Jak poinformowały amerykańskie media, powołując się na służby wywiadowcze, Chiny przeprowadziły latem serię testów pocisków balistycznych. Doniesienia wywołały żywą reakcję Pekinu.

Wedle amerykańskich doniesień II Korpus Artylerii, któremu podlegają chińskie siły strategiczne, przeprowadził od końca lipca, co najmniej trzy testy. W ich trakcie sprawdzano odpalany z okrętów podwodnych pocisk JL-2 oraz międzykontynentalne DF-5 i DF-41. Na tych ostatnich miano testować nowe głowice MIRV. Żaden z wymienionych pocisków nie jest nową konstrukcją; DF-5 znajduje się w służbie od lat 80., a JL-2 od początku wieku. Najmłodszy jest DF-41, który po raz pierwszy został zaprezentowany podczas defilady z okazji sześćdziesięciolecia ChRL w roku 2009 i rok później miał trafić do jednostek liniowych. Uważa się, że Jl-2 i DF-41 były od pewnego momentu rozwijane razem i mogą posiadać wspólne elementy. Mamy, więc tutaj do czynienia z systematyczną modernizacją posiadanego arsenału. W zeszłym miesiącu chińskie władze poinformowały, że większość pocisków balistycznych została przystosowana do przenoszenia głowic typu MIRV.
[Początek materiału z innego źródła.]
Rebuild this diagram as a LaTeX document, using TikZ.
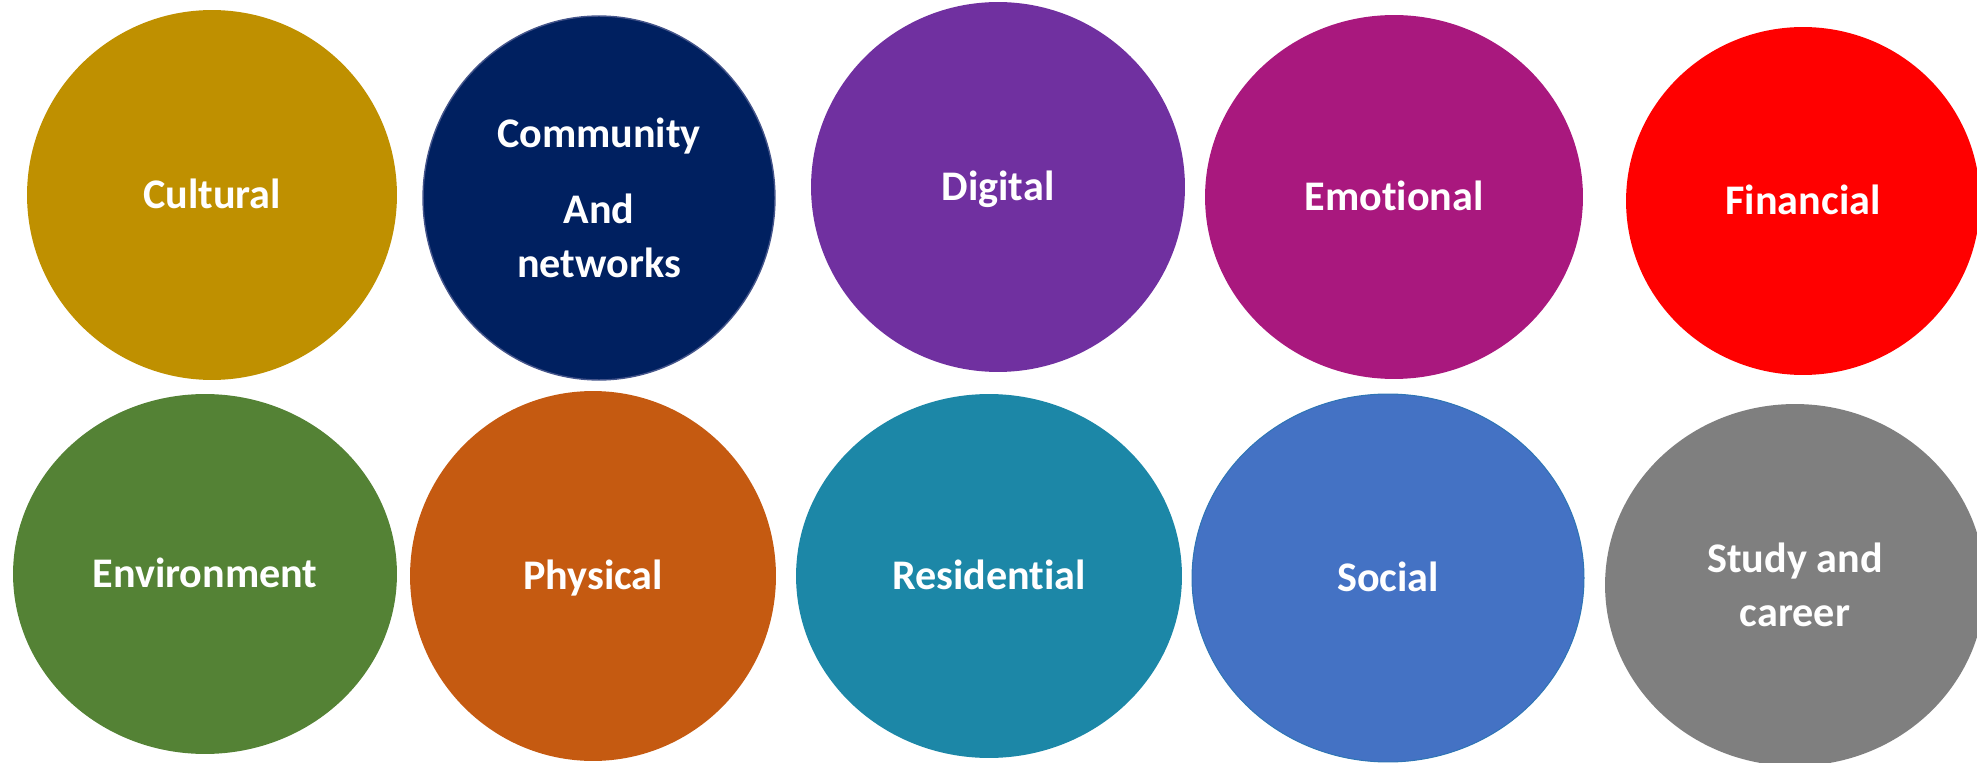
\documentclass[tikz,border=0pt]{standalone}
\usepackage{fontspec}
\setmainfont{Carlito}[Ligatures=NoCommon]
\usepackage{xcolor}
\usetikzlibrary{shapes.geometric}

\definecolor{cultural}{HTML}{BF9000}
\definecolor{community}{HTML}{002060}
\definecolor{communityrim}{HTML}{44548A}
\definecolor{digital}{HTML}{7030A0}
\definecolor{emotional}{HTML}{A9187E}
\definecolor{financial}{HTML}{FF0000}
\definecolor{environment}{HTML}{548235}
\definecolor{physical}{HTML}{C55A11}
\definecolor{residential}{HTML}{1C87A7}
\definecolor{social}{HTML}{4472C4}
\definecolor{socialrim}{HTML}{2F75B5}
\definecolor{study}{HTML}{7F7F7F}

\begin{document}
\begin{tikzpicture}[x=0.02cm, y=-0.02cm,
  bubble/.style={ellipse, inner sep=0pt, text=white, align=center,
    font=\bfseries\fontsize{24}{31}\selectfont},
  oneline/.style={text height=0.54cm, text depth=0pt}]
  % Fix the page to the size of the picture
  \useasboundingbox (0,0) rectangle (1977,763);

  % Top row of bubbles
  \node[bubble, oneline, fill=cultural, minimum width=7.40cm, minimum height=7.40cm] (cultural) at (212,195) {Cultural};
  \node[bubble, fill=community, draw=communityrim, line width=0.8pt, minimum width=7.04cm, minimum height=7.28cm] (community) at (599,198) {Community\\[0.42cm]And\\networks};
  \node[bubble, oneline, fill=digital, minimum width=7.48cm, minimum height=7.40cm] (digital) at (998,187) {Digital};
  \node[bubble, oneline, fill=emotional, minimum width=7.56cm, minimum height=7.28cm] (emotional) at (1394,197) {Emotional};
  \node[bubble, oneline, fill=financial, minimum width=7.08cm, minimum height=6.96cm] (financial) at (1803,201) {Financial};

  % Bottom row of bubbles
  \node[bubble, oneline, fill=environment, minimum width=7.68cm, minimum height=7.20cm] (environment) at (205,574) {Environment};
  \node[bubble, oneline, fill=physical, minimum width=7.32cm, minimum height=7.40cm] (physical) at (593,576) {Physical};
  \node[bubble, oneline, fill=residential, minimum width=7.72cm, minimum height=7.28cm] (residential) at (989,576) {Residential};
  \node[bubble, oneline, fill=social, draw=socialrim, line width=0.6pt, minimum width=7.84cm, minimum height=7.36cm] (social) at (1388,578) {Social};
  \node[bubble, fill=study, minimum width=7.60cm, minimum height=7.24cm] (study) at (1795,585) {Study and\\career};
\end{tikzpicture}
\end{document}
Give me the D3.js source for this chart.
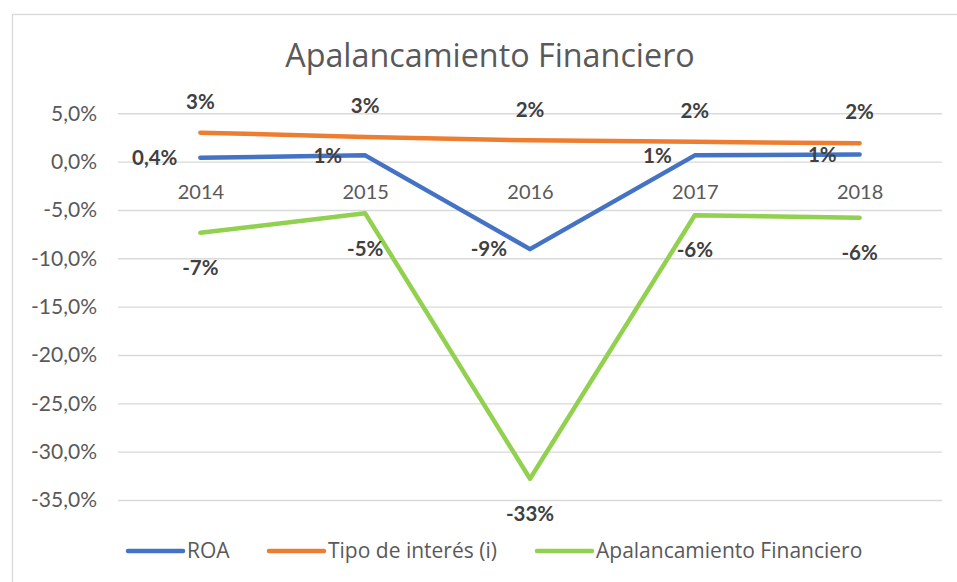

Pekin sprzeciwia się budowaniu wizerunku potężnych sił jądrowych rywalizujących z amerykańskimi (chiński arsenał jądrowy liczy wedle różnych ocen zaledwie od 200 do 400 głowic). W oficjalnych komunikatach podkreśla się, że Chiny nie dążą w dłuższej perspektywie do wyrównania liczby głowic, a do osiągnięcia „wyrównanego potencjału odstraszania”. Dziennik Global Times przypomniał, że ubiegający się w zeszłym roku o nominację na prezydenta z ramienia republikanów Herman Cain nie wiedział, że Chiny mają rakiety balistyczne z głowicami jądrowymi.